[CII] 158 $\mu$m Emission as a Star Formation Tracer

TL;DR

This study demonstrates that [CII] 158 μm emission is a reliable tracer of star formation rates in normal galaxies, with calibrated relations that account for IR color, covering a wide range of galaxy types and SFR intensities.

Contribution

The paper provides a calibrated [CII]-based SFR relation using Herschel data, including IR color adjustments, applicable across diverse galaxy types and SFR levels.

Findings

[CII] surface brightness correlates with SFR with ±0.21 dex scatter.

IR color adjustment reduces scatter in the [CII]-SFR relation.

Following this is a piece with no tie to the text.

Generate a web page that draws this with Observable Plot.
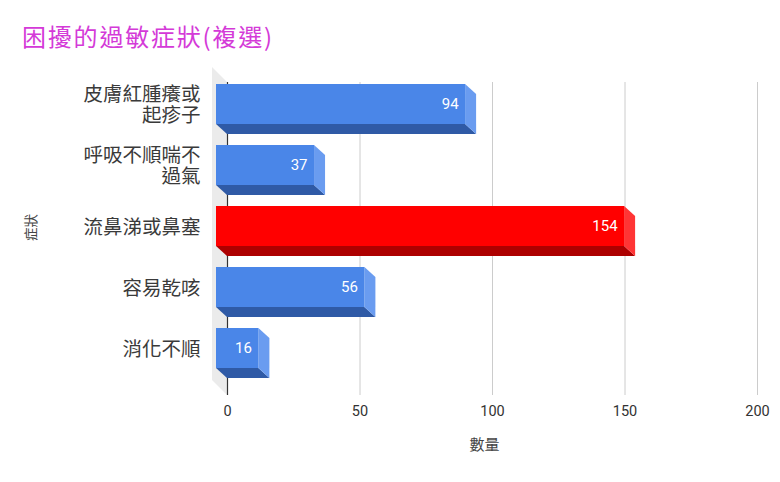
<!DOCTYPE html>
<html>
<head>
<meta charset="utf-8">
<script src="https://cdn.jsdelivr.net/npm/d3@7"></script>
<script src="https://cdn.jsdelivr.net/npm/@observablehq/plot@0.6"></script>
<style>
  body { margin: 0; background: #fff; }
  #title { height: 60px; box-sizing: border-box; padding: 22px 0 0 22px; font-size: 24px; line-height: 28px;
           letter-spacing: 1.8px; color: #d43ad8; font-family: "Noto Sans CJK TC", "Noto Sans", sans-serif; }
  #chart svg { display: block; }
</style>
</head>
<body>
<div id="title">困擾的過敏症狀(複選)</div>
<div id="chart"></div>
<script>
const categories = ["皮膚紅腫癢或起疹子", "呼吸不順喘不過氣", "流鼻涕或鼻塞", "容易乾咳", "消化不順"];
const tickLabels = ["皮膚紅腫癢或\n起疹子", "呼吸不順喘不\n過氣", "流鼻涕或鼻塞", "容易乾咳", "消化不順"];
const values = [94, 37, 154, 56, 16];
const highlighted = ["流鼻涕或鼻塞"];
const xTicks = [0, 50, 100, 150, 200];

const blue = {front: "#4a86e8", bottom: "#2f5aa6", side: "#6a9cf0"};
const red = {front: "#ff0000", bottom: "#ad0000", side: "#ff3535"};

const rows = categories.map((cat, i) => {
  const pal = highlighted.includes(cat) ? red : blue;
  return {cat, label: tickLabels[i], value: values[i], front: pal.front, bottom: pal.bottom, side: pal.side};
});

const DX = 11, DY = 10;     // bar depth (px)
const WX = 15, WY = 15;     // wall depth (px)
const cjk = "'Noto Sans CJK TC', 'Noto Sans', sans-serif";
const num = "Roboto, Arial, sans-serif";

// back wall
function wall(index, scales, values, dim) {
  const x0 = scales.x(0), t = dim.marginTop, b = dim.height - dim.marginBottom;
  const g = d3.create("svg:g");
  g.append("path")
    .attr("d", `M${x0 - WX},${t - WY}L${x0},${t}L${x0},${b}L${x0 - WX},${b - WY}Z`)
    .attr("fill", "#ebebeb");
  return g.node();
}

// bottom and side faces of the 3D bars
function barSides(index, scales) {
  const {x, y} = scales;
  const bw = y.bandwidth();
  const g = d3.create("svg:g");
  for (const d of rows) {
    const x0 = x(0), x1 = x(d.value), y0 = y(d.cat), y1 = y0 + bw;
    g.append("path")
      .attr("d", `M${x0 - DX},${y1 - DY}L${x1 - DX},${y1 - DY}L${x1},${y1}L${x0},${y1}Z`)
      .attr("fill", d.bottom);
    g.append("path")
      .attr("d", `M${x1 - DX},${y0 - DY}L${x1},${y0}L${x1},${y1}L${x1 - DX},${y1 - DY}Z`)
      .attr("fill", d.side);
  }
  return g.node();
}

const chart = Plot.plot({
  width: 780,
  height: 422,
  marginTop: 22,
  marginBottom: 87,
  marginLeft: 227,
  marginRight: 23,
  style: {fontFamily: num, background: "#fff"},
  x: {domain: [0, 200]},
  y: {domain: categories, paddingInner: 0.352, paddingOuter: 0.21, align: 0.42, axis: null},
  marks: [
    wall,
    Plot.gridX(xTicks.filter(t => t !== 0), {stroke: "#cccccc", strokeOpacity: 1}),
    Plot.ruleX([0], {stroke: "#333", strokeWidth: 1.2}),
    Plot.axisX({ticks: xTicks, tickSize: 0, tickPadding: 10, fontSize: 14.5, fill: "#333", label: null, fontFamily: num}),
    barSides,
    Plot.barX(rows, {x: "value", y: "cat", fill: "front", dx: -DX, dy: -DY}),
    Plot.text(rows, {x: "value", y: "cat", text: d => String(d.value), textAnchor: "end",
      dx: -DX - 7, dy: -DY, fill: "white", fontSize: 15, fontFamily: num}),
    Plot.text(rows, {y: "cat", text: "label", frameAnchor: "left", textAnchor: "end", dx: -27, dy: -DY,
      lineHeight: 1.12, fontSize: 19.5, fill: "#3a3a3a", fontFamily: cjk}),
    Plot.text(["症狀"], {frameAnchor: "left", rotate: -90, dx: -196, dy: 2, fontSize: 13.5, fill: "#444", fontFamily: cjk}),
    Plot.text(["數量"], {frameAnchor: "bottom", dx: -8, dy: 54, fontSize: 15, fill: "#444", fontFamily: cjk})
  ]
});
document.getElementById("chart").append(chart);
</script>
</body>
</html>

Surface brightness relations outperform luminosity-based ones for SFR estimation.

Abstract

The [CII] 157.74 $\mu$m transition is the dominant coolant of the neutral interstellar gas, and has great potential as a star formation rate (SFR) tracer. Using the Herschel KINGFISH sample of 46 nearby galaxies, we investigate the relation of [CII] surface brightness and luminosity with SFR. We conclude that [CII] can be used for measurements of SFR on both global and kiloparsec scales in normal star-forming galaxies in the absence of strong active galactic nuclei (AGN). The uncertainty of the $\Sigma_{\rm [CII]}-\Sigma_{\rm SFR}$ calibration is $\pm$0.21 dex. The main source of scatter in the correlation is associated with regions that exhibit warm IR colors, and we provide an adjustment based on IR color that reduces the scatter. We show that the color-adjusted $\Sigma_{\rm[CII]}-\Sigma_{\rm SFR}$ correlation is valid over almost 5 orders of magnitude in $\Sigma_{\rm SFR}$, holding for both normal star-forming galaxies and non-AGN luminous infrared galaxies. Using [CII] luminosity instead of surface brightness to estimate SFR suffers from worse systematics, frequently underpredicting SFR in luminous infrared galaxies even after IR color adjustment (although this depends on the SFR measure employed). We suspect that surface brightness relations are better behaved than the luminosity relations because the former are more closely related to the local far-UV field strength, most likely the main parameter controlling the efficiency of the conversion of far-UV radiation into gas heating. A simple model based on Starburst99 population-synthesis code to connect SFR to [CII] finds that heating efficiencies are $1\%-3\%$ in normal galaxies.